With the PGI compiler, it transpires the -Msave flag has the side-effect of initialising variables to zero. Compiling with this flag results in the code hanging or taking an inordinate amount of time to run (1 step complete in an hour on 256 processors) which makes its use impractical.
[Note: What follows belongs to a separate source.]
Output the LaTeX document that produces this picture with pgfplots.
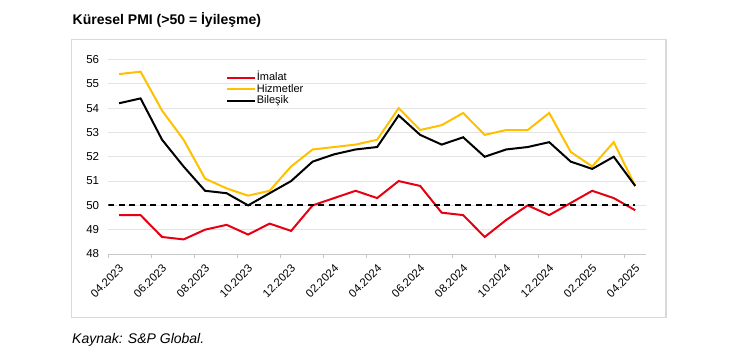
\documentclass[border=0pt]{standalone}
\usepackage{fontspec}
\setmainfont{Liberation Sans}
\usepackage{pgfplots}
\pgfplotsset{compat=1.18}
\definecolor{imalat}{RGB}{230,0,18}
\definecolor{hizmet}{RGB}{255,192,0}
\definecolor{framegray}{RGB}{217,217,217}
\definecolor{gridgray}{RGB}{228,228,228}
\definecolor{axisgray}{RGB}{200,200,200}
\begin{document}
\begin{tikzpicture}
\path[use as bounding box] (0,0) rectangle (740pt,354pt);
\draw[framegray, line width=1.5pt] (71.7pt,36.5pt) rectangle (666pt,314.7pt);
\node[anchor=base west, inner sep=0pt, font=\bfseries\fontsize{14}{16}\selectfont] at (72.5pt,329pt) {Küresel PMI (>50 = İyileşme)};
\node[anchor=base west, inner sep=0pt, font=\itshape\fontsize{14}{16}\selectfont] at (72pt,10.7pt) {Kaynak: S\&P Global.};
\begin{axis}[
  at={(108.3pt,100pt)}, anchor=south west,
  width=537.7pt, height=194.5pt, scale only axis,
  xmin=-0.5, xmax=24.5, ymin=48, ymax=56,
  ytick={48,49,...,56},
  xtick={0,2,...,24},
  xticklabels={04.2023,06.2023,08.2023,10.2023,12.2023,02.2024,04.2024,06.2024,08.2024,10.2024,12.2024,02.2025,04.2025},
  minor xtick={-0.5,1.5,...,23.5},
  major tick length=0pt,
  minor tick length=4pt,
  tick align=outside,
  minor tick style={axisgray, line width=0.8pt},
  axis x line*=bottom, axis y line*=left,
  x axis line style={axisgray, line width=0.8pt, -},
  y axis line style={draw=none},
  ymajorgrids, grid style={gridgray, line width=0.8pt},
  /pgf/number format/assume math mode=true,
  tick label style={font=\fontsize{11.5}{13}\selectfont},
  yticklabel style={anchor=east, inner sep=0pt, xshift=-9pt},
  xticklabel style={font=\fontsize{11.3}{13}\selectfont, xshift=-0.5pt, yshift=-9.5pt, rotate=45, anchor=north east, inner sep=0pt},
  legend style={at={(0.219,0.935)}, anchor=north west, draw=none, fill=none,
    font=\fontsize{11}{12}\selectfont, row sep=0pt, inner sep=0pt,
    nodes={inner sep=0.6pt, text height=8pt, text depth=2.2pt}},
  legend cell align=left,
  legend image code/.code={\draw[#1, line width=2pt] (0pt,0pt) -- (28pt,0pt);},
]
\addplot[imalat, line width=2pt] coordinates {
(0,49.6) (1,49.6) (2,48.7) (3,48.6) (4,49.0) (5,49.2) (6,48.8) (7,49.25) (8,48.95)
(9,50.0) (10,50.3) (11,50.6) (12,50.3) (13,51.0) (14,50.8) (15,49.7) (16,49.6)
(17,48.7) (18,49.4) (19,50.0) (20,49.6) (21,50.1) (22,50.6) (23,50.3) (24,49.8)};
\addlegendentry{İmalat}
\addplot[hizmet, line width=2pt] coordinates {
(0,55.4) (1,55.5) (2,53.9) (3,52.7) (4,51.1) (5,50.7) (6,50.4) (7,50.6) (8,51.6)
(9,52.3) (10,52.4) (11,52.5) (12,52.7) (13,54.0) (14,53.1) (15,53.3) (16,53.8)
(17,52.9) (18,53.1) (19,53.1) (20,53.8) (21,52.2) (22,51.6) (23,52.6) (24,50.8)};
\addlegendentry{Hizmetler}
\addplot[black, line width=2pt] coordinates {
(0,54.2) (1,54.4) (2,52.7) (3,51.6) (4,50.6) (5,50.5) (6,50.0) (7,50.5) (8,51.0)
(9,51.8) (10,52.1) (11,52.3) (12,52.4) (13,53.7) (14,52.9) (15,52.5) (16,52.8)
(17,52.0) (18,52.3) (19,52.4) (20,52.6) (21,51.8) (22,51.5) (23,52.0) (24,50.8)};
\addlegendentry{Bileşik}
\addplot[black, line width=2pt, dash pattern=on 6pt off 4.5pt, forget plot] coordinates {(-0.5,50) (24,50)};
\end{axis}
\end{tikzpicture}
\end{document}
We have also tried compiling with the -Mbounds flag which performs array bounds checking at compile and runtime. Running the executable with -Mbounds caused the code to crash with an error message stating that one of the array indices was negative. The affected file was fldread.F90. Removing -Mbounds and then re-running whilst writing out the affected indices demonstrated that no negative values occur. It's possible therefore, that the -Mbounds compiler flag, has altered the code in some way as to create or highlight a new problem which doesn't appear when the flag is omitted. The results of this are somewhat inconclusive.
The Totalview debugger should be able to provide some helpful information. E.g. tracing through the code, watching variables etc. Unfortunately it has so far not been possible to obtain any symbolic information when the nested version of NEMO (or indeed any code) is compiled with the PGI compiler. The problem has been replicated with a simple helloworld type and filed as a bug with Cray/Totalview via HECToR Q22386. The PathScale compiler does not suffer from this problem but as we cannot compile the code with PathScale this doesn't help.
A number of attempts have been made to compile the code on the TDS as this has the latest versions of the compilers, system libraries, operating system etc. However, no PathScale licence is present on the TDS and the Totalview licence also appears to be invalid and therefore limited progress was possible on the TDS.